Dataset:
[START]

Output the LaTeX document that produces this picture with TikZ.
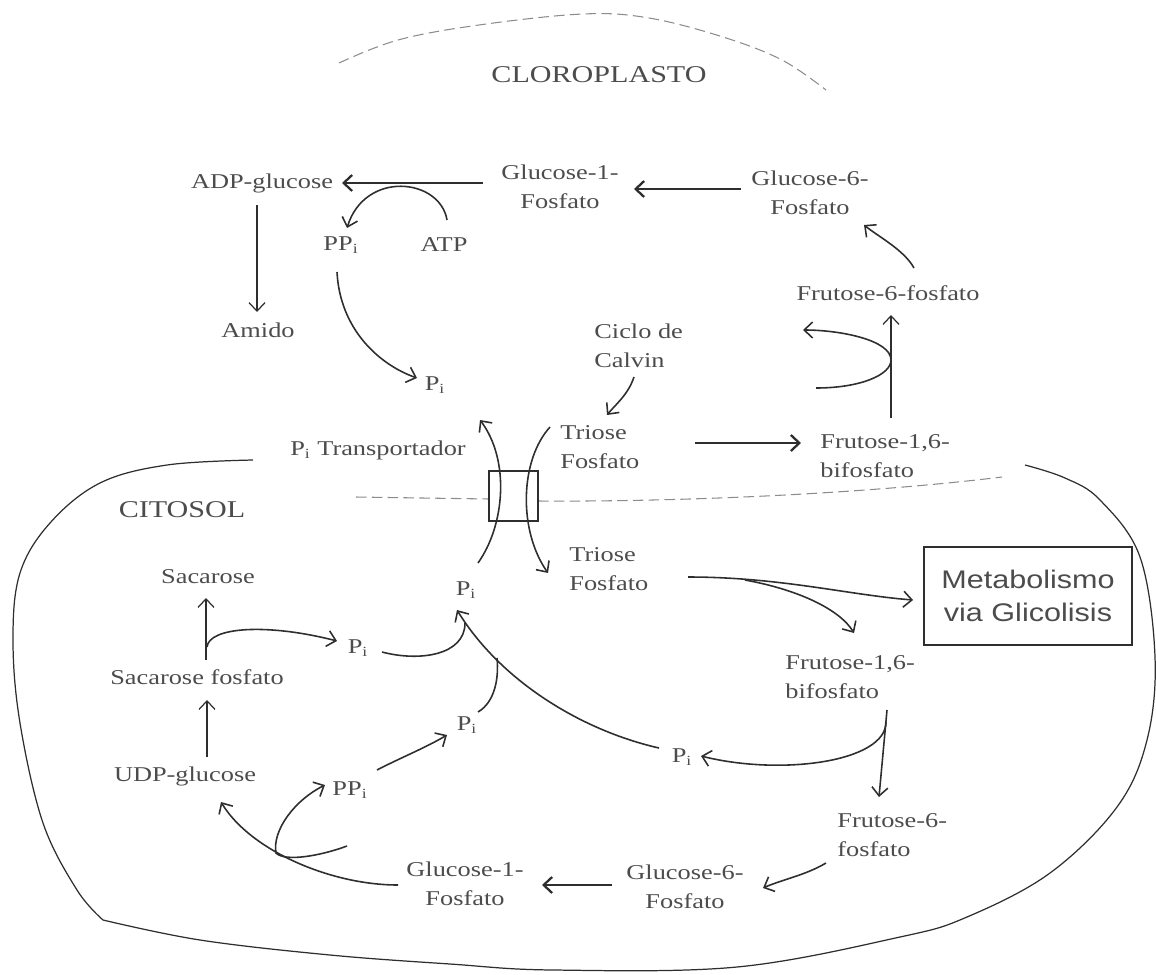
\documentclass[tikz,border=0pt]{standalone}
\usepackage{fontspec}
\setmainfont[FakeStretch=1.25]{Liberation Serif}
\newfontfamily\metasans[FakeStretch=1.2]{Liberation Sans}
\usetikzlibrary{arrows.meta,calc}
\definecolor{ink}{gray}{0.18}
\definecolor{txt}{gray}{0.3}
\begin{document}
\begin{tikzpicture}[x=0.02cm,y=-0.02cm,
  lbl/.style={inner sep=0pt, text=txt, font=\fontsize{12}{16.5}\selectfont},
  lbll/.style={lbl, align=left, anchor=west},
  lblc/.style={lbl, align=center},
  big/.style={inner sep=0pt, text=txt, font=\fontsize{13.7}{16}\selectfont},
  arr/.style={draw=ink, line width=0.9pt, -{Straight Barb[length=1.7mm,width=3.2mm]}},
  tarr/.style={arr, line width=1.3pt},
  narr/.style={arr, line width=0.7pt},
  ln/.style={draw=ink, line width=0.9pt},
  memb/.style={draw=ink, line width=0.7pt},
  dmemb/.style={draw=black!45, line width=0.6pt, dash pattern=on 6pt off 3pt},
]
\path[use as bounding box] (0,0) rectangle (1156,974);

% ---------- membranes ----------
\draw[dmemb] plot[smooth, tension=0.6] coordinates {(339,63) (398,40) (479,25) (583,14) (649,18) (723,37) (782,60) (826,90)};
\draw[dmemb] (356,497) -- (489,499);
\draw[dmemb] (538,501) .. controls (700,502) and (880,492) .. (1002,477);
\draw[memb] plot[smooth, tension=0.6] coordinates {(253,460) (167,465) (100,483) (50,523) (20,573) (13,640) (20,723) (43,823) (77,890) (103,920)};
\draw[memb] plot[smooth, tension=0.6] coordinates {(103,920) (200,940) (330,955) (450,964) (553,970) (737,967) (900,937) (967,917) (1050,873) (1117,807) (1147,740) (1155,657) (1140,557) (1100,500) (1065,478) (1025,465)};

% ---------- chloroplast ----------
\node[big] (clo) at (599,75) {CLOROPLASTO};
\node[lbl] (adp) at (262,183) {ADP-glucose};
\node[lblc] (g1p) at (560,187) {Glucose-1-\\Fosfato};
\node[lblc] (g6p) at (810,193) {Glucose-6-\\Fosfato};
\node[lbl] (ppi) at (341,245) {PP\textsubscript{i}};
\node[lbl] (atp) at (444,245) {ATP};
\node[lbl] (amido) at (258,330) {Amido};
\node[lbl] (pi1) at (435,385) {P\textsubscript{i}};
\node[lbll] (calvin) at (594,346) {Ciclo de\\Calvin};
\node[lbll] (triose1) at (560,447) {Triose\\Fosfato};
\node[lbll] (f16a) at (820,456) {Frutose-1,6-\\bifosfato};
\node[lbl] (f6pa) at (888,293) {Frutose-6-fosfato};
\node[lbl] (transp) at (378,450) {P\textsubscript{i} Transportador};
\node[draw=ink, line width=0.8pt, minimum width=0.98cm, minimum height=1cm, inner sep=0pt] (box) at (513.5,496) {};

% ---------- cytosol ----------
\node[big] (citosol) at (182,510) {CITOSOL};
\node[lbl] (sac) at (208,577) {Sacarose};
\node[lbl] (sacf) at (197,677) {Sacarose fosfato};
\node[lbl] (udp) at (185,776) {UDP-glucose};
\node[lbl] (pit) at (466,590) {P\textsubscript{i}};
\node[lbl] (pim) at (358,648) {P\textsubscript{i}};
\node[lbl] (pil) at (467,725) {P\textsubscript{i}};
\node[lbl] (ppi2) at (350,790) {PP\textsubscript{i}};
\node[lbl] (pir) at (682,757) {P\textsubscript{i}};
\node[lbll] (triose2) at (569,569) {Triose\\Fosfato};
\node[draw=ink, line width=1.1pt, minimum width=4.16cm, minimum height=1.96cm, inner sep=0pt, align=center, text=txt, font=\metasans\fontsize{14.5}{19}\selectfont] (meta) at (1028,596) {Metabolismo\\via Glicolisis};
\node[lbll] (f16b) at (785,677) {Frutose-1,6-\\bifosfato};
\node[lbll] (f6pb) at (837,835) {Frutose-6-\\fosfato};
\node[lblc] (g6pb) at (685,887) {Glucose-6-\\Fosfato};
\node[lblc] (g1pb) at (465,884) {Glucose-1-\\Fosfato};

% ---------- chloroplast connectors ----------
\draw[tarr] ($(g1p)+(-77,-4)$) -- ($(adp)+(80,0)$);
\draw[tarr] ($(g6p)+(-69,-4)$) -- ($(g1p)+(74,2)$);
\draw[arr] ($(atp)+(3,-25)$) .. controls +(-7,-42) and +(18,-58) .. ($(ppi)+(6,-17)$);
\draw[narr] ($(adp)+(-5,22)$) -- ($(amido)+(-1,-18)$);
\draw[arr] ($(ppi)+(-4,27)$) .. controls +(3,58) and +(-37,-13) .. ($(pi1)+(-18,-7)$);
\draw[arr] ($(calvin.west)+(40,31)$) .. controls +(-6,18) and +(8,-10) .. ($(triose1.west)+(47,-32)$);
\draw[tarr] ($(triose1.west)+(135,-4)$) -- ($(f16a.west)+(-19,-13)$);
\draw[narr] ($(f16a.west)+(71,-38)$) -- ($(f6pa)+(3,22)$);
\draw[arr] ($(f16a.west)+(-4,-68)$) .. controls +(44,0) and +(0,15) .. ($(f6pa)+(3,67)$)
           .. controls +(0,-20) and +(37,0) .. ($(f6pa)+(-85,37)$);
\draw[arr] ($(f6pa)+(26,-25)$) .. controls +(-10,-18) and +(15,12) .. ($(g6p)+(54,32)$);

% ---------- transporter ----------
\draw[arr] ($(pit)+(12,-27)$) .. controls +(27,-38) and +(30,40) .. ($(box)+(-33.5,-76)$);
\draw[arr] ($(triose1.west)+(-10,-20)$) .. controls +(-30,33) and +(-30,-43) .. ($(triose2.west)+(-21,4)$);

% ---------- cytosol connectors ----------
\draw[arr] ($(triose2.west)+(119,8)$) .. controls +(92,0) and +(-64,-5) .. ($(meta.west)+(-10,4)$);
\draw[arr] ($(triose2.west)+(176,11)$) .. controls +(55,10) and +(-14,-23) .. ($(f16b.west)+(69,-44)$);
\draw[arr] ($(f16b.west)+(102,33)$) -- ($(f6pb.west)+(42,-38)$);
\draw[arr] ($(f16b.west)+(101,45)$) .. controls +(0,40) and +(80,20) .. ($(pir)+(19,-1)$);
\draw[arr] ($(pir)+(-23,-9)$) .. controls +(-79,-18) and +(43,70) .. ($(pit)+(-9,20)$);
\draw[ln] ($(pim)+(24,4)$) .. controls +(38,10) and +(0,32) .. ($(pit)+(-1,33)$);
\draw[ln] ($(pil)+(11,-13)$) .. controls +(17,-10) and +(2,20) .. ($(pit)+(31,68)$);
\draw[arr] ($(sacf)+(10,-30)$) .. controls +(2,-20) and +(-70,-18) .. ($(pim)+(-21,-7)$);
\draw[narr] ($(sacf)+(9,-17)$) -- ($(sac)+(-2,21)$);
\draw[narr] ($(udp)+(22,-19)$) -- ($(sacf)+(10,23)$);
\draw[arr] ($(ppi2)+(27,-20)$) .. controls +(23,-12) and +(-22,13) .. ($(pil)+(-20,10)$);
\draw[arr] ($(g1pb)+(-67,1)$) .. controls +(-68,0) and +(29,48) .. ($(udp)+(36,26)$);
\draw[arr] ($(g1pb)+(-118,-38)$) .. controls +(-27,10) and +(9,9) .. ($(ppi2)+(-74,63)$)
           .. controls +(-4,-23) and +(-30,15) .. ($(ppi2)+(-25,-5)$);
\draw[arr] ($(f6pb.west)+(-11,28)$) .. controls +(-20,12) and +(18,-8) .. ($(g6pb)+(78,1)$);
\draw[tarr] ($(g6pb)+(-73,-2)$) -- ($(g1pb)+(77,1)$);
\end{tikzpicture}
\end{document}
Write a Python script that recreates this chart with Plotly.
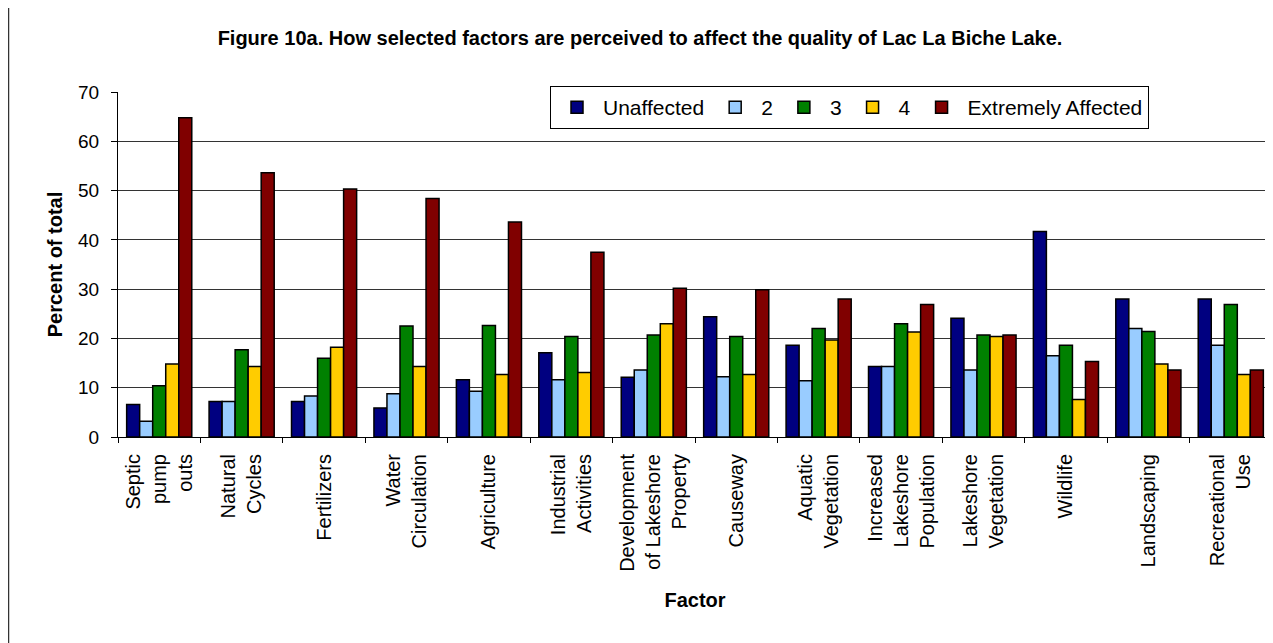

[END]

What you should do: Reproduce the material above exactly, first line through the line that contains "(0,0) rectangle (1156,974);", minus the pictures.

Output for this task:
Output the LaTeX document that produces this picture with TikZ.
\documentclass[tikz,border=0pt]{standalone}
\usepackage{fontspec}
\setmainfont[FakeStretch=1.25]{Liberation Serif}
\newfontfamily\metasans[FakeStretch=1.2]{Liberation Sans}
\usetikzlibrary{arrows.meta,calc}
\definecolor{ink}{gray}{0.18}
\definecolor{txt}{gray}{0.3}
\begin{document}
\begin{tikzpicture}[x=0.02cm,y=-0.02cm,
  lbl/.style={inner sep=0pt, text=txt, font=\fontsize{12}{16.5}\selectfont},
  lbll/.style={lbl, align=left, anchor=west},
  lblc/.style={lbl, align=center},
  big/.style={inner sep=0pt, text=txt, font=\fontsize{13.7}{16}\selectfont},
  arr/.style={draw=ink, line width=0.9pt, -{Straight Barb[length=1.7mm,width=3.2mm]}},
  tarr/.style={arr, line width=1.3pt},
  narr/.style={arr, line width=0.7pt},
  ln/.style={draw=ink, line width=0.9pt},
  memb/.style={draw=ink, line width=0.7pt},
  dmemb/.style={draw=black!45, line width=0.6pt, dash pattern=on 6pt off 3pt},
]
\path[use as bounding box] (0,0) rectangle (1156,974);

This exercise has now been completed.